On the morning after a questionable infield fly call effectively doomed the Atlanta Braves season and ended hopes of a storybook ending for Atlanta icon Chipper Jones, the APS Knights experienced some controversy of their own in the pool.
With the Knights down 8-6 with under two minutes left in the game that would determine first place in Division II, North Springs coach Scott Martin called a timeout and headed aggressively toward the center of the pool to challenge a call made by the referees. It was just one of many demonstrative complaints the coaches — Martin and Knights’ coaches Stuart Sheldon and Robin Smith — directed at the referees. After the Knights called timeout, Martin took the game ball from the pool and walked around the pool to argue. This final confrontation between Martin and the refs, however, particularly peeved coach Smith.
“He charged down outside of the pool, so I took a little offense to that,” Smith said. “It was his body language and the way he came down, screaming at the referee. I wasn’t going to back down. He was being a hot head from a couple of plays back in the game, so I was already annoyed.”
Smith met Martin at center pool, and the situation intensified. The two coaches got within inches of each other and exchanged words, but were quickly separated by the referees.
Coach Smith asserted there was no chance of the confrontation escalating to a physical altercation.
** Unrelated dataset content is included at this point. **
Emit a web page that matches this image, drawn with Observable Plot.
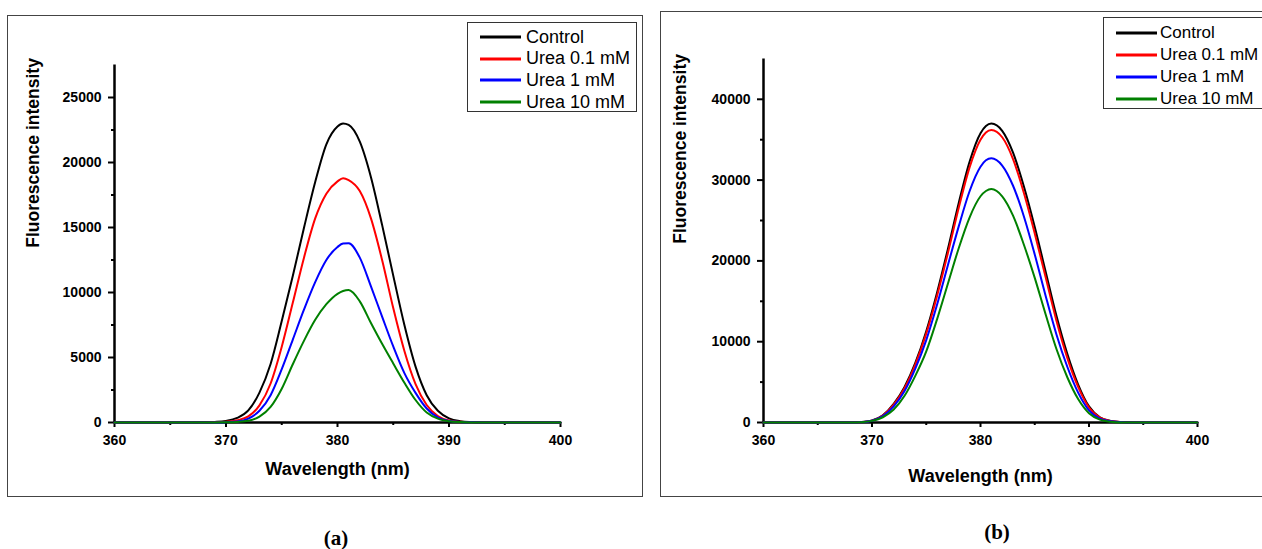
<!DOCTYPE html>
<html>
<head>
<meta charset="utf-8">
<script src="https://cdn.jsdelivr.net/npm/d3@7"></script>
<script src="https://cdn.jsdelivr.net/npm/@observablehq/plot@0.6"></script>
<style>
  html, body { margin: 0; padding: 0; background: #fff; }
  body { width: 1262px; height: 549px; position: relative; overflow: hidden; font-family: "Liberation Sans", Arial, sans-serif; }
  .abs { position: absolute; }
  .frame { position: absolute; border: 1px solid #444; box-sizing: border-box; pointer-events: none; }
  .legend { position: absolute; border: 1px solid #333; box-sizing: border-box; background: #fff; }
  .legend .row { position: absolute; left: 0; height: 22px; display: flex; align-items: center; }
  .legend .row span { color: #000; white-space: nowrap; }
  .caption { position: absolute; font-family: "Liberation Serif", "Times New Roman", serif; font-weight: bold; font-size: 21px; transform: translate(-50%, -50%); }
</style>
</head>
<body>
<script>
// ---- data ----
const seriesNames = ["Control", "Urea 0.1 mM", "Urea 1 mM", "Urea 10 mM"];
const seriesColors = ["#000000", "#ff0000", "#0000ff", "#008000"];

const wavelength = [360,361,362,363,364,365,366,367,368,369,370,371,372,373,374,375,376,377,378,379,
                    380,380.5,381,
                    382,383,384,385,386,387,388,389,390,391,392,393,394,395,396,397,398,399,400];

// Panel (a)
const controlA = [0,0,0,0,0,0,0,0,10,40,120,350,930,2300,4500,7800,11300,15000,18500,21400,
                  22770,23000,22890,
                  21600,18870,15200,11300,7500,4300,2100,900,320,100,30,5,0,0,0,0,0,0,0];
const urea01A  = [0,0,0,0,0,0,0,0,5,20,60,170,470,1320,3000,5830,9250,12700,15700,17600,
                  18550,18790,18650,
                  17800,15700,12500,8800,5500,2950,1350,500,150,50,10,0,0,0,0,0,0,0,0];
const urea1A   = [0,0,0,0,0,0,0,0,0,5,25,80,300,900,2100,4100,6400,8700,10800,12500,
                  13500,13760,13780,
                  12680,10470,8140,5850,3800,2280,1080,390,120,40,10,0,0,0,0,0,0,0,0];
const urea10A  = [0,0,0,0,0,0,0,0,0,0,10,40,130,450,1200,2600,4500,6300,7900,9100,
                  9900,10120,10190,
                  9320,7650,6050,4540,3060,1730,770,300,100,30,5,0,0,0,0,0,0,0,0];

// Panel (b)
const controlB = [0,0,0,0,0,0,0,0,0,50,250,900,2300,4400,7400,11300,16100,21500,27200,32300,
                  35800,36700,37000,
                  36100,33400,29200,24200,18700,13200,8500,4700,2000,650,200,50,0,0,0,0,0,0,0];
const urea01B  = [0,0,0,0,0,0,0,0,0,45,230,850,2200,4250,7200,11000,15700,21000,26600,31600,
                  35000,35900,36200,
                  35300,32600,28400,23400,18000,12600,8000,4400,1850,600,180,40,0,0,0,0,0,0,0];
const urea1B   = [0,0,0,0,0,0,0,0,0,40,220,780,2000,3900,6700,10200,14600,19500,24300,28650,
                  31650,32450,32700,
                  31800,29300,25500,20800,15700,10900,6900,3700,1500,480,150,30,0,0,0,0,0,0,0];
const urea10B  = [0,0,0,0,0,0,0,0,0,35,200,650,1600,3300,5800,8800,12800,17200,21600,25400,
                  28000,28650,28900,
                  28000,25600,22000,17900,13400,9100,5600,2900,1150,350,90,15,0,0,0,0,0,0,0];

const xTicks = [360, 370, 380, 390, 400];
const xMinorTicks = [365, 375, 385, 395];
const yTicksA = [0, 5000, 10000, 15000, 20000, 25000];
const yMinorTicksA = [2500, 7500, 12500, 17500, 22500];
const yTicksB = [0, 10000, 20000, 30000, 40000];
const yMinorTicksB = [5000, 15000, 25000, 35000];

const xLabel = "Wavelength (nm)";
const yLabel = "Fluorescence intensity";

// ---- build ----
function toRows(seriesArrays) {
  const rows = [];
  seriesArrays.forEach((arr, si) => {
    arr.forEach((v, i) => rows.push({series: seriesNames[si], wl: wavelength[i], v}));
  });
  return rows;
}

function panel(cfg) {
  const rows = toRows(cfg.series);
  const chart = Plot.plot({
    width: cfg.width, height: cfg.height,
    marginLeft: cfg.ml, marginRight: cfg.mr, marginTop: cfg.mt, marginBottom: cfg.mb,
    style: {fontFamily: "Liberation Sans, Arial, sans-serif", background: "transparent", color: "#000", overflow: "visible"},
    x: {domain: [360, 400], axis: null, label: null},
    y: {domain: [0, cfg.ymax], axis: null, label: null},
    color: {domain: seriesNames, range: seriesColors},
    marks: [
      Plot.axisX({ticks: xMinorTicks, tickSize: 3, strokeWidth: 2, tickFormat: () => "", label: null}),
      Plot.axisY({ticks: cfg.yMinor, tickSize: 3, strokeWidth: 2, tickFormat: () => "", label: null}),
      Plot.axisX({ticks: xTicks, tickSize: 5, tickPadding: 8, strokeWidth: 2, fontSize: 14, fontWeight: "bold", tickFormat: d => String(d), label: null}),
      Plot.axisY({ticks: cfg.yTicks, tickSize: 6, tickPadding: 7, strokeWidth: 2, fontSize: 14, fontWeight: "bold", tickFormat: d => String(d), label: null}),
      Plot.ruleX([360], {y1: 0, y2: cfg.ymax, strokeWidth: 2.5}),
      Plot.ruleY([0], {strokeWidth: 2.5}),
      Plot.line(rows, {x: "wl", y: "v", z: "series", stroke: "series", strokeWidth: 2, curve: "monotone-x"}),
      Plot.text([xLabel], {frameAnchor: "bottom", dy: cfg.xLabelDy, fontSize: 18, fontWeight: "bold"}),
      Plot.text([yLabel], {frameAnchor: "left", rotate: -90, dx: cfg.yLabelDx, dy: cfg.yLabelDy, fontSize: 17.5, fontWeight: "bold"})
    ]
  });
  chart.classList.add("abs");
  chart.style.left = cfg.left + "px";
  chart.style.top = cfg.top + "px";
  document.body.appendChild(chart);

  const frame = document.createElement("div");
  frame.className = "frame";
  Object.assign(frame.style, {left: cfg.frame[0] + "px", top: cfg.frame[1] + "px", width: cfg.frame[2] + "px", height: cfg.frame[3] + "px"});
  document.body.appendChild(frame);

  const lg = document.createElement("div");
  lg.className = "legend";
  Object.assign(lg.style, {left: cfg.legend.left + "px", top: cfg.legend.top + "px", width: cfg.legend.width + "px", height: cfg.legend.height + "px"});
  seriesNames.forEach((name, i) => {
    const row = document.createElement("div");
    row.className = "row";
    row.style.top = (cfg.legend.rowTop + i * cfg.legend.rowStep - 11) + "px";
    row.style.left = cfg.legend.lineX + "px";
    const sw = document.createElementNS("http://www.w3.org/2000/svg", "svg");
    sw.setAttribute("width", cfg.legend.lineW);
    sw.setAttribute("height", 6);
    const ln = document.createElementNS("http://www.w3.org/2000/svg", "line");
    ln.setAttribute("x1", 0); ln.setAttribute("x2", cfg.legend.lineW);
    ln.setAttribute("y1", 3); ln.setAttribute("y2", 3);
    ln.setAttribute("stroke", seriesColors[i]); ln.setAttribute("stroke-width", 3);
    sw.appendChild(ln);
    const tx = document.createElement("span");
    tx.textContent = name;
    tx.style.marginLeft = cfg.legend.gap + "px";
    tx.style.fontSize = cfg.legend.fontSize + "px";
    row.appendChild(sw); row.appendChild(tx);
    lg.appendChild(row);
  });
  document.body.appendChild(lg);

  const cap = document.createElement("div");
  cap.className = "caption";
  cap.textContent = cfg.caption;
  cap.style.left = cfg.capX + "px";
  cap.style.top = cfg.capY + "px";
  document.body.appendChild(cap);
}

panel({
  series: [controlA, urea01A, urea1A, urea10A],
  left: 7, top: 15, width: 635, height: 482,
  ml: 107, mr: 82, mt: 49.5, mb: 75,
  ymax: 27500, yTicks: yTicksA, yMinor: yMinorTicksA,
  xLabelDy: 52, yLabelDx: -81, yLabelDy: 4,
  frame: [7, 15, 636, 482],
  legend: {left: 467, top: 22, width: 170, height: 90, rowTop: 14, rowStep: 21.7, lineX: 12, lineW: 41, gap: 5, fontSize: 18},
  caption: "(a)", capX: 336, capY: 538
});

panel({
  series: [controlB, urea01B, urea1B, urea10B],
  left: 660, top: 11, width: 602, height: 486,
  ml: 103, mr: 65, mt: 47.4, mb: 75,
  ymax: 45000, yTicks: yTicksB, yMinor: yMinorTicksB,
  xLabelDy: 59, yLabelDx: -83, yLabelDy: 3,
  frame: [660, 11, 606, 486],
  legend: {left: 1103, top: 17, width: 170, height: 92, rowTop: 14.5, rowStep: 22, lineX: 12, lineW: 41, gap: 3, fontSize: 17},
  caption: "(b)", capX: 997, capY: 532
});
</script>
</body>
</html>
“It wouldn’t have gone to that, it didn’t need to,” Smith said. “You know, emotions are running high; it is what it is.”
As the incident took place, fourteen teenagers stood watching from the pool as their hard-fought game for first place had twisted into a different kind of fight.
“We were laughing actually,” Knights senior Kate de Give said. “I was joking with the other players about how there are much more important things than high school water polo.”
The game went on. North Springs (10-0) scored one more goal to make the final score 9-6 and end the Knights’ (8-2) chances of finishing the regular season in first place. Despite the end result, the game was never out of reach for the Knights, in part because of a strong start. It began as a defensive battle, and there were double zeros on the scoreboard after one period.
The Knights changed their offensive strategy in the second period, however, by moving junior Ryan Switzer to “the hole”, the area right outside the 5-meter mark in the middle of the pool. Switzer took advantage of the change a minute into the second quarter when he received a clean pass and buried a shot into the net to put the Knights up 1-0. Throughout the game he found success creating space between him and his defender.
“I would just bump them with my butt or kick them where it hurt to get that separation, and while they were dazed, I would take the shot, and I made a few,” Switzer said.
For Switzer, “a few” is six goals, his team’s total. It became obvious even to the casual fans that Switzer was the Knights’ main weapon. At one point in the fourth quarter, prior to Switzer’s fifth goal, a frustrated North Springs fan urged the Spartan players to “Get on that guy! Foul Him!”
It was not enough to hold back the Spartans, however, who began to double and triple team Switzer on defense and went on a 3-0 run to end the first half. They stayed ahead for the rest of the game with timely goals to combat the Knights’ rallies. Coach Smith described how the Spartans responded following his team’s strong start.
“I think they were a little surprised we were tied up after the first quarter,” Smith said. “We started making those little mistakes, and they started beating us down the pool a little bit. Maybe physically they were a little bit fitter than us.”
APS came within one goal for the first time in the second half when Switzer scored his final goal with two minutes left in the game. North Springs scored soon after on a 5-meter call (a defender other than the goalie blocked a shot with two hands within the 5-meter mark) to put the Spartans up two goals with under two minutes left. The coaches’ confrontation occurred soon after, which seemed to completely deaden any chance the Knights had at coming back. Coach Smith said the incident also made the loss more painful.
“This was the game of the season basically,” Smith said. “The kids fought hard. When everyone gets heated, you want to win.”
After the game, Coach Martin showed his happiness with the win and was drenched with water by his players in celebration.
Coach Julie Ferris, who teaches at North Springs and started the Spartans’ water polo team, expressed her overall gratitude for Martin and all that he has done for the Spartans’ program. After watching the incident unfold from her team’s bench, however, Ferris seemed disappointed in him and repeatedly told him that “two wrongs don’t make a right.”
“I think that both coaches were out of line, and they both needed to take a step back,” she said.